5.2.5.3.La réalisation des grands projets stratégiques au Kazakhstan : De la campagne « Terres vierges » à l’industrialisation du pays 

En 1954, après la mort de J. Staline, son successeur N. Krouchtchev propose un plan de mise en valeur des terres vierges pour redresser l’agriculture. Il lança la campagne «Terres vierges et inoccupées» afin d’accroître rapidement la superficie de terres ensemencées en Sibérie occidentale et au nord du Kazakhstan. Environ deux millions de volontaires, la plupart d'origine russe, viennent s'établir dans cette dernière région pour prendre part au défrichement des 25 millions d’hectares. Comme écrivait H. Carrère d’Encausse (1990), la politique de Khrouchtchev à l’égard du Kazakhstan ne tient aucun compte des susceptibilités nationales. En 1962, les Kazakhs ne constituent plus que 29% de la population totale du Kazakhstan223. On peut donc constater que durant la période soviétique, la poursuite de l’immigration russe et l’industrialisation dans le cadre de l’économie planifiée de l’URSS ont eu pour effet de rendre la population kazakh minoritaire sur son territoire.En même temps, le Kazakhstan devint une place forte militaire et nucléaire (quatrième puissance atomique de l’ex-URSS). C’est au Kazakhstan que se déroulèrent la majeure partie des essais nucléaires soviétiques, effectués entre 1948 et 1989 dans l'est de la république, notamment dans les environs de la ville de Semipalatinsk. Enfin, c'est aussi au Kazakhstan qu'a été inauguré le 2 février 1955 le cosmodrome de Baïkonour. Conçu au départ comme une simple base de tests pour missiles balistiques, il deviendra ensuite mondialement connu comme la piste de lancement de la fusée Vostok dans laquelle Youri Gagarine accomplira le premier vol d'un homme dans l'espace (12 avril 1961).

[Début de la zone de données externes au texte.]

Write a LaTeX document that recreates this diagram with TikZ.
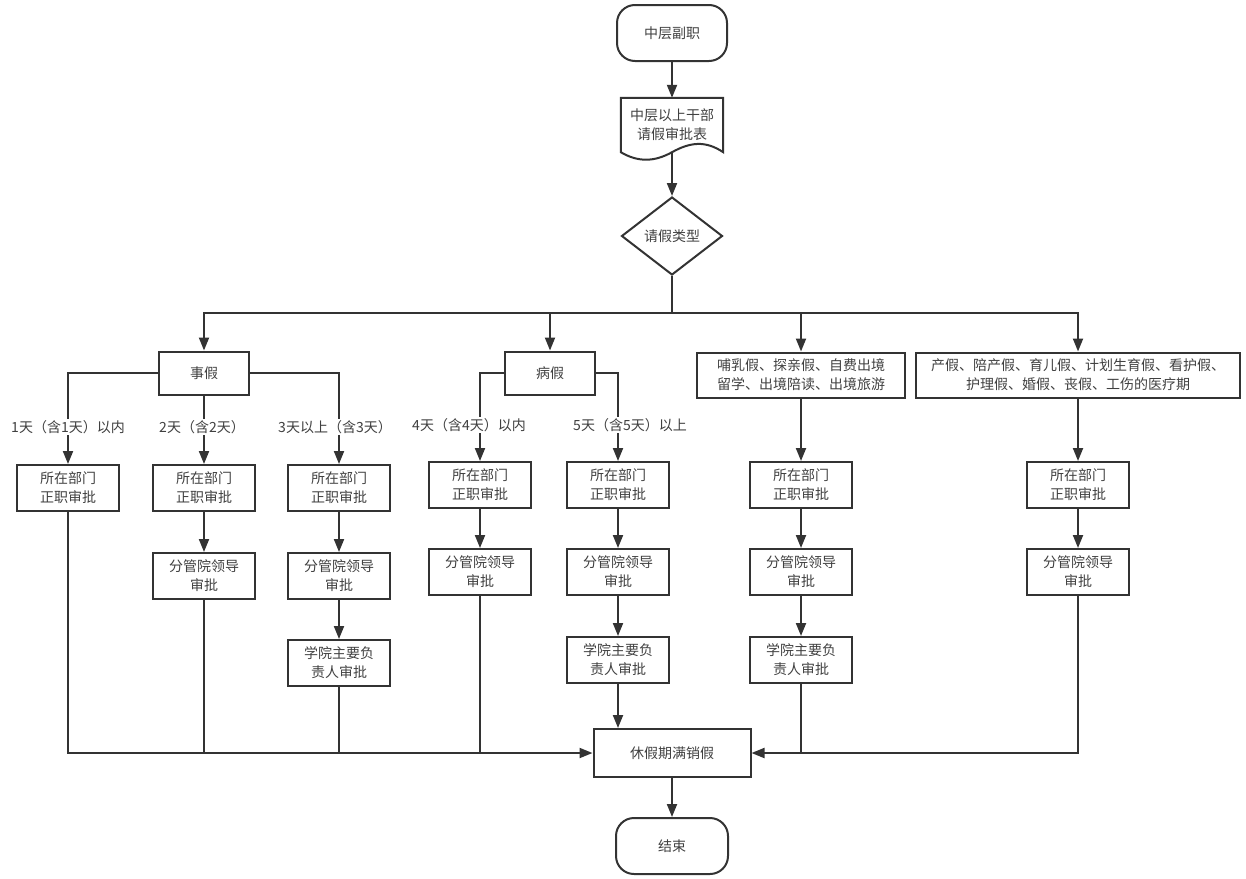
\documentclass[tikz,border=0pt]{standalone}
\usepackage{fontspec}
\setmainfont{Noto Sans CJK SC}
\usetikzlibrary{shapes.geometric,arrows.meta}
\definecolor{ink}{HTML}{333333}
\definecolor{txt}{HTML}{404040}

\begin{document}
\begin{tikzpicture}[x=1pt,y=-1pt,
  font=\fontsize{14}{19}\selectfont,
  every node/.style={text=txt},
  box/.style={draw=ink,line width=2pt,align=center,inner sep=0pt,
    minimum width=102pt,minimum height=46pt},
  term/.style={box,rounded corners=18pt,minimum width=110pt,minimum height=56pt},
  lab/.style={fill=white,inner sep=1pt},
  line/.style={draw=ink,line width=2pt},
  arr/.style={line,-{Triangle[length=13pt,width=10pt]}}]
\useasboundingbox (0,0) rectangle (1246,878);
% top of the chart
\node[term] (start) at (672,33) {中层副职};
\node[align=center,inner sep=0pt,minimum width=102pt,minimum height=54pt] (form) at (672,125) {中层以上干部\\请假审批表};
\draw[line] (form.north west) -- (form.north east) -- (form.south east)
  .. controls +(-18,-12) and +(18,-10) .. (form.south)
  .. controls +(-18,10) and +(17,10) .. (form.south west) -- cycle;
\node[draw=ink,line width=2pt,diamond,aspect=1.3,inner sep=0pt,
  minimum width=101pt,minimum height=78pt] (kind) at (672,236) {请假类型};
\coordinate (bus) at (672,313);
% leave types
\node[box,minimum width=90pt,minimum height=43pt] (shi) at (204,373) {事假};
\node[box,minimum width=90pt,minimum height=43pt] (bing) at (550,373) {病假};
\node[box,minimum width=208pt,minimum height=45pt] (buru) at (801,375) {哺乳假、探亲假、自费出境\\留学、出境陪读、出境旅游};
\node[box,minimum width=324pt,minimum height=45pt] (chan) at (1078,375) {产假、陪产假、育儿假、计划生育假、看护假、\\护理假、婚假、丧假、工伤的医疗期};
% department heads
\node[box] (dA) at (68,488) {所在部门\\正职审批};
\node[box] (dB) at (204,488) {所在部门\\正职审批};
\node[box] (dC) at (339,488) {所在部门\\正职审批};
\node[box] (dD) at (480,485) {所在部门\\正职审批};
\node[box] (dE) at (618,485) {所在部门\\正职审批};
\node[box] (dF) at (801,485) {所在部门\\正职审批};
\node[box] (dG) at (1078,485) {所在部门\\正职审批};
% leaders in charge
\node[box] (lB) at (204,576) {分管院领导\\审批};
\node[box] (lC) at (339,576) {分管院领导\\审批};
\node[box] (lD) at (480,572) {分管院领导\\审批};
\node[box] (lE) at (618,572) {分管院领导\\审批};
\node[box] (lF) at (801,572) {分管院领导\\审批};
\node[box] (lG) at (1078,572) {分管院领导\\审批};
% principal
\node[box] (pC) at (339,663) {学院主要负\\责人审批};
\node[box] (pE) at (618,660) {学院主要负\\责人审批};
\node[box] (pF) at (801,660) {学院主要负\\责人审批};
% bottom
\node[box,minimum width=157pt,minimum height=48pt] (done) at (672,753) {休假期满销假};
\node[term,minimum width=112pt] (stop) at (672,846) {结束};

\draw[arr] (start.south) -- (form.north);
\draw[arr] (form.south) -- (kind.north);
\draw[line] (kind.south) -- (bus);
\draw[arr] (bus) -| (shi.north);
\draw[arr] (bus) -| (bing.north);
\draw[arr] (bus) -| (buru.north);
\draw[arr] (bus) -| (chan.north);

\draw[arr] (shi.west) -| (dA.north);
\draw[arr] (shi.south) -- (dB.north);
\draw[arr] (shi.east) -| (dC.north);
\draw[arr] (bing.west) -| (dD.north);
\draw[arr] (bing.east) -| (dE.north);
\draw[arr] (buru.south) -- (dF.north);
\draw[arr] (chan.south) -- (dG.north);

\draw[arr] (dB) -- (lB);
\draw[arr] (dC) -- (lC);
\draw[arr] (dD) -- (lD);
\draw[arr] (dE) -- (lE);
\draw[arr] (dF) -- (lF);
\draw[arr] (dG) -- (lG);
\draw[arr] (lC) -- (pC);
\draw[arr] (lE) -- (pE);
\draw[arr] (lF) -- (pF);

\draw[arr] (dA.south) |- (done.west);
\draw[line] (lB.south) -- (lB.south |- done.west);
\draw[line] (pC.south) -- (pC.south |- done.west);
\draw[line] (lD.south) -- (lD.south |- done.west);
\draw[arr] (pE.south) -- (pE.south |- done.north);
\draw[arr] (lG.south) |- (done.east);
\draw[line] (pF.south) -- (pF.south |- done.east);
\draw[arr] (done.south) -- (stop.north);

% branch labels
\node[lab] (t1) at (68,427) {1天（含1天）以内};
\node[lab] (t2) at (202,427) {2天（含2天）};
\node[lab] (t3) at (335,427) {3天以上（含3天）};
\node[lab] (t4) at (469,425) {4天（含4天）以内};
\node[lab] (t5) at (630,425) {5天（含5天）以上};
\end{tikzpicture}
\end{document}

En même temps, les années 50-60 sont caractérisées par le développement de l’intelligentsia nationale kazakhe dans le domaine de l’éducation, de la culture et des sciences. Sous le régime soviétique, le Kazakhstan connut un développement économique important et les nouvelles générations kazakhes de l’après-guerre furent très largement formées dans le système éducatif à l’instar des autres nationalités de l’URSS. La littérature kazakhe soviétique connaît aussi une période d’épanouissement, tout comme les autres domaines des sciences et de la culture, en particulier le cinéma, la musique, la poésie et le théâtre. De 1945 à 1957, les établissements supérieurs du Kazakhstan ont formé 43 500 spécialistes dont 16 500 Kazakhs. Entre 1960 et 1977, le nombre de Kazakhs ayant reçu une formation supérieure ou secondaire spécialisée est multiplié par 5, passant de 65 000 à 315 000 personnes (2 fois moins que les spécialistes russes formés à la même date)224. A partir des années 60, le Kazakhstan devient l’une des régions les plus industrialisées de l’USSR. Le nombre d’ouvriers augmente et atteint à 30% de la population totale en 1985.

Depuis la Perestroïka, la conscience nationale kazakhe s’accroît, d’ailleurs, comme dans toutes les républiques soviétiques. Elle se manifeste par l’affirmation identitaire de l’ethnie titulaire au sein de chaque république. En 1986, M. Gorbatchev, étant au pouvoir du parti communiste (PC), a pris la décision de remplacer le chef du PC kazakh D. Kounaev, d’origine kazakhe par G. Kolbin, d’origine russe. D. Kounaev avait dirigé le Kazakhstan depuis 1964 et l’annonce de son remplacement par le Russe Kolbin déclenche les émeutes d’Alma-Ata de décembre 1986. Le 17 décembre 1986, les étudiants kazakhs sont sortis dans les rues pour protester contre la nomination de G. Kolbin à la tête de la république. Cette révolte nommée « les événements de décembre » a été violemment réprimée par la police sur ordre du pouvoir central de Moscou. Après l'indépendance, ces événements, dits de Jeltoqsan (« décembre » en kazakh), sont devenus le symbole de la renaissance nationale kazakhe.

Notes
223.

C. Poujol (2000) Le Kazakhstan, Paris, PUF, p. 70.

224.

C. Poujol (2000) Le Kazakhstan, Paris, PUF, p. 72.